CALL / ACBD 2018 Preview


Brenda and I are heading off to the Canadian Association of Law Libraries (CALL) conference in Halifax this weekend, and as always, are very much looking forward to it. The theme this year is “Build Bridges / Broaden Our Reach,” a sentiment that resonates with our library and our drive to do more and work with more people. The CALL conference is an excellent opportunity for us to meet and learn from our colleagues across the country, and this year, we’ll both be contributing to the programming! Here are some of the upcoming topics:

Knowledge is Power: The Role of Law Librarians in the Future Legal Market 

Law is becoming a buyer’s market. Armed with unprecedented access to industry data, clients are ready to forge a new relationship with law firms, which themselves are facing competition from alternative legal services providers while coping with shrinking retainers and internal succession crises. In this time of upheaval, many old assumptions are falling away, and new approaches to the business of law are emerging.

In the coming years, law firms will generate revenue from a diverse range of sources — including technology-driven products and the contributions of skilled “non-lawyers” — rather than from the billable efforts of lawyers alone. The critical elements in these new offerings will be knowledge, data and information — and that will make law librarians and legal knowledge managers some of the most important people in the legal world.

Jordan Furlong, a leading legal market analyst and industry consultant, will explain the forces that have brought about such widespread change in the law, describe the key features of both tomorrow’s clients and tomorrow’s law firms, and share his insights and forecasts about the role that law librarians and legal knowledge managers will play in the law firms of the future.

Competitive Intelligence & Government Docs: Find, Use & Create Actionable Intelligence

Locating and analyzing government information can be a daunting and convoluted task, however honing these skills can give you an edge in conducting competitive intelligence (CI) and business research for lawyers and their clients. Among other things, government information can be used to:

  • Keep lawyers and clients abreast of regulatory and legislative changes,
  • Gather intel on clients and client competitors, and
  • Provide data for benchmarking and forecasting.

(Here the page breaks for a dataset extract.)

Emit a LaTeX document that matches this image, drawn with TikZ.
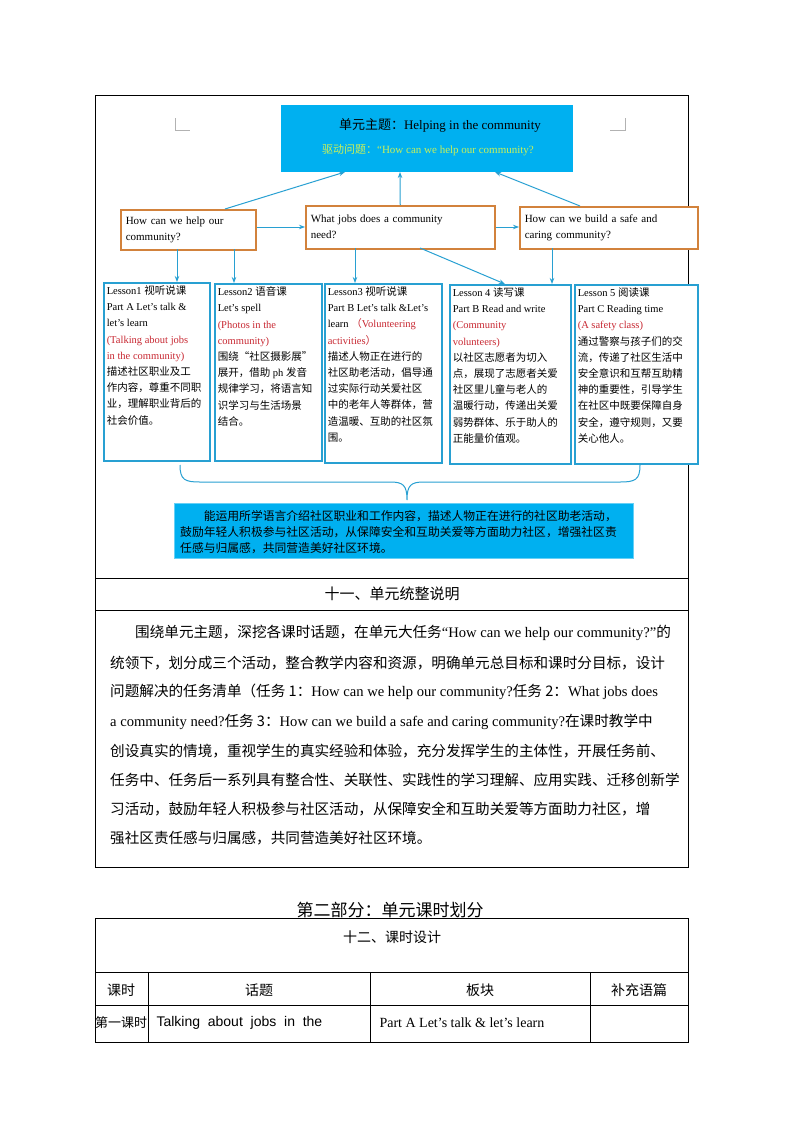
\documentclass[tikz,border=0pt]{standalone}
\usepackage{fontspec}
\setmainfont{Liberation Serif}
\newfontfamily\cjk{Noto Sans CJK SC}
\XeTeXlinebreaklocale "zh"
\XeTeXlinebreakskip=0pt plus 1pt
\newcommand{\C}[1]{{\cjk #1}}
\newcommand{\lb}[3]{\begin{minipage}[t][#2pt][t]{#1pt}\raggedright #3\end{minipage}}
\usetikzlibrary{arrows.meta}
\definecolor{cy}{RGB}{0,176,240}
\definecolor{bl}{RGB}{40,160,210}
\definecolor{og}{RGB}{210,130,60}
\definecolor{rd}{RGB}{200,40,50}
\definecolor{yg}{RGB}{200,240,90}
\begin{document}
\begin{tikzpicture}[x=1pt,y=-1pt,
  qbox/.style={draw=og,line width=1.5pt,fill=white,align=left,inner sep=4pt,font=\fontsize{11}{16}\selectfont},
  lbox/.style={draw=bl,line width=1.5pt,fill=white,anchor=north west,inner sep=3pt,font=\fontsize{10.5}{16.2}\selectfont},
  arr/.style={draw=bl,line width=1pt,-{Stealth[length=6pt]}},
  frame/.style={draw=black,line width=0.6pt},
  para/.style={anchor=west,inner sep=0pt,font=\fontsize{14.6}{18}\selectfont}]
\useasboundingbox (0,0) rectangle (800,1132);
\fill[white] (0,0) rectangle (800,1132);
% outer table
\draw[frame] (95,95) rectangle (688,867);
\draw[frame] (95,578) -- (688,578);
\draw[frame] (95,610) -- (688,610);
% corner marks
\draw[gray!60,line width=0.5pt] (175,118) -- (175,130) -- (190,130);
\draw[gray!60,line width=0.5pt] (625,118) -- (625,130) -- (610,130);
% top box
\node[fill=cy,minimum width=292,minimum height=67,anchor=north west,inner sep=0] (top) at (281,105) {};
\node[font=\fontsize{13}{15}\selectfont] (t1) at (440,125) {\C{单元主题：}Helping in the community};
\node[font=\fontsize{11}{14}\selectfont,text=yg] (t2) at (428,150) {\C{驱动问题：}“How can we help our community?};
% question boxes
\node[qbox,minimum width=135,minimum height=40,anchor=north west,text width=125] (q1) at (120,209) {How can we help our\\community?};
\node[qbox,minimum width=189,minimum height=43,anchor=north west,text width=179] (q2) at (305,205) {What jobs does a community\\need?};
\node[qbox,minimum width=178,minimum height=42,anchor=north west,text width=168] (q3) at (519,206) {How can we build a safe and\\caring community?};
\draw[arr] (225,209) -- (345,172);
\draw[arr] (q2.north) -- (400,172);
\draw[arr] (580,206) -- (495,172);
\draw[arr] (q1.east |- 0,227) -- (q2.west |- 0,227);
\draw[arr] (q2.east |- 0,227) -- (q3.west |- 0,227);
% lessons
\node[lbox] (l1) at (103,282) {\lb{100}{172}{Lesson1 \C{视听说课}\\Part A Let's talk \&\\let's learn\\\textcolor{rd}{(Talking about jobs}\\\textcolor{rd}{in the community)}\\\C{描述社区职业及工}\\\C{作内容，尊重不同职}\\\C{业，理解职业背后的}\\\C{社会价值。}}};
\node[lbox] (l2) at (214,283) {\lb{101}{171}{Lesson2 \C{语音课}\\Let's spell\\\textcolor{rd}{(Photos in the}\\\textcolor{rd}{community)}\\\C{围绕“社区摄影展”}\\\C{展开，借助} ph \C{发音}\\\C{规律学习，将语言知}\\\C{识学习与生活场景}\\\C{结合。}}};
\node[lbox] (l3) at (324,283) {\lb{111}{173}{Lesson3 \C{视听说课}\\Part B Let's talk \&Let's\\learn \textcolor{rd}{\C{（}Volunteering}\\\textcolor{rd}{activities\C{）}}\\\C{描述人物正在进行的}\\\C{社区助老活动，倡导通}\\\C{过实际行动关爱社区}\\\C{中的老年人等群体，营}\\\C{造温暖、互助的社区氛}\\\C{围。}}};
\node[lbox] (l4) at (449,284) {\lb{115}{173}{Lesson 4 \C{读写课}\\Part B Read and write\\\textcolor{rd}{(Community}\\\textcolor{rd}{volunteers)}\\\C{以社区志愿者为切入}\\\C{点，展现了志愿者关爱}\\\C{社区里儿童与老人的}\\\C{温暖行动，传递出关爱}\\\C{弱势群体、乐于助人的}\\\C{正能量价值观。}}};
\node[lbox] (l5) at (574,284) {\lb{117}{173}{Lesson 5 \C{阅读课}\\Part C Reading time\\\textcolor{rd}{(A safety class)}\\\C{通过警察与孩子们的交}\\\C{流，传递了社区生活中}\\\C{安全意识和互帮互助精}\\\C{神的重要性，引导学生}\\\C{在社区中既要保障自身}\\\C{安全，遵守规则，又要}\\\C{关心他人。}}};
\draw[arr] (177,249) -- (177,282);
\draw[arr] (234,249) -- (234,283);
\draw[arr] (355,248) -- (355,283);
\draw[arr] (420,248) -- (505,284);
\draw[arr] (552,248) -- (552,284);
% brace
\draw[bl,line width=1pt] (180,465) .. controls (180,480) and (185,482) .. (200,482) -- (390,482) .. controls (403,482) and (407,485) .. (407,500) .. controls (407,485) and (411,482) .. (424,482) -- (620,482) .. controls (635,482) and (640,480) .. (640,465);
% bottom box
\node[fill=cy,draw=cy!60!white,minimum width=459,minimum height=55,anchor=north west,inner sep=0] (bot) at (174,503) {};
\node[anchor=north west,text width=450,inner sep=0,font=\fontsize{11.8}{16}\selectfont\cjk] (bt) at (180,510) {\hspace*{2em}能运用所学语言介绍社区职业和工作内容，描述人物正在进行的社区助老活动，\\鼓励年轻人积极参与社区活动，从保障安全和互助关爱等方面助力社区，增强社区责\\任感与归属感，共同营造美好社区环境。};
% title row
\node[font=\fontsize{15}{18}\selectfont\cjk] (h11) at (392,594) {十一、单元统整说明};
% paragraph
\node[para] (p1) at (135,633) {\C{围绕单元主题，深挖各课时话题，在单元大任务}“How can we help our community?”\C{的}};
\node[para] (p2) at (110,663) {\C{统领下，划分成三个活动，整合教学内容和资源，明确单元总目标和课时分目标，设计}};
\node[para] (p3) at (110,692) {\C{问题解决的任务清单（任务 1：}How can we help our community?\C{任务 2：}What jobs does};
\node[para] (p4) at (110,722) {a community need?\C{任务 3：}How can we build a safe and caring community?\C{在课时教学中}};
\node[para] (p5) at (110,751) {\C{创设真实的情境，重视学生的真实经验和体验，充分发挥学生的主体性，开展任务前、}};
\node[para] (p6) at (110,780) {\C{任务中、任务后一系列具有整合性、关联性、实践性的学习理解、应用实践、迁移创新学}};
\node[para] (p7) at (110,809) {\C{习活动，鼓励年轻人积极参与社区活动，从保障安全和互助关爱等方面助力社区，增}};
\node[para] (p8) at (110,838) {\C{强社区责任感与归属感，共同营造美好社区环境。}};
% part 2
\node[font=\fontsize{17}{20}\selectfont\cjk] (part2) at (390,910) {第二部分：单元课时划分};
\draw[frame] (95,918) rectangle (688,1042);
\draw[frame] (95,972) -- (688,972);
\draw[frame] (95,1005) -- (688,1005);
\draw[frame] (148,972) -- (148,1042);
\draw[frame] (370,972) -- (370,1042);
\draw[frame] (590,972) -- (590,1042);
\node[font=\fontsize{14}{16}\selectfont\cjk] (h12) at (392,937) {十二、课时设计};
\node[font=\fontsize{14}{16}\selectfont\cjk] (c1) at (121,990) {课时};
\node[font=\fontsize{14}{16}\selectfont\cjk] (c2) at (259,990) {话题};
\node[font=\fontsize{14}{16}\selectfont\cjk] (c3) at (480,990) {板块};
\node[font=\fontsize{14}{16}\selectfont\cjk] (c4) at (639,990) {补充语篇};
\node[font=\fontsize{13}{16}\selectfont\cjk] (d1) at (121,1023) {第一课时};
\node[anchor=west,font=\fontsize{14}{16}\selectfont\fontspec{Liberation Sans}] (d2) at (153,1023) {Talking\ \ about\ \ jobs\ \ in\ \ the};
\node[anchor=west,font=\fontsize{14}{16}\selectfont] (d3) at (376,1023) {Part A Let’s talk \& let's learn};
\end{tikzpicture}
\end{document}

This hands-on session will present a few case studies- employing analytical CI frameworks and government information to create actionable intelligence. A variety of government information including regulatory changes, access to information requests, parliamentary, and ministerial/departmental information will be covered. Attendees will leave this session with an understanding of basic CI frameworks, how to locate a variety of government information, and how to combine these to create actionable intelligence.

The Crown, The Copyright, and The Law

November 7, 2017 marked five years since the 2012 Copyright Modernization Act was implemented, a point by which a review of the Act is mandated. Surrounding months have seen wide discussion of Canada’s copyright regime. Librarian Amanda Wakaruk launched ePetition E-1116, a laudable attempt to assure availability of government publications. Digging deeper, there is a plausible argument that with respect to primary law of Canada – legislation and case law – Crown copyright, or indeed copyright protection generally, has never subsisted, nor should it.

This session will pursue an analysis of Canadian copyright legislation, judicial interpretation, theory, and comparative law including Indigenous law, to elucidate the contention that primary law is a copyright-free zone in this country and should be formally recognized as such. The session will also explore the possibilities and implications that might arise from such recognition, particularly for wide publication of open primary law and creative opportunities.

As I mentioned above, Brenda and I will also be presenting this year. Brenda will be leading a session on the super useful website Canva, which allows you to make really nice graphics without being a designer, while I’ll be giving a lightning talk on our Will Check program. It’s going to be a busy, but undoubtedly excellent, conference!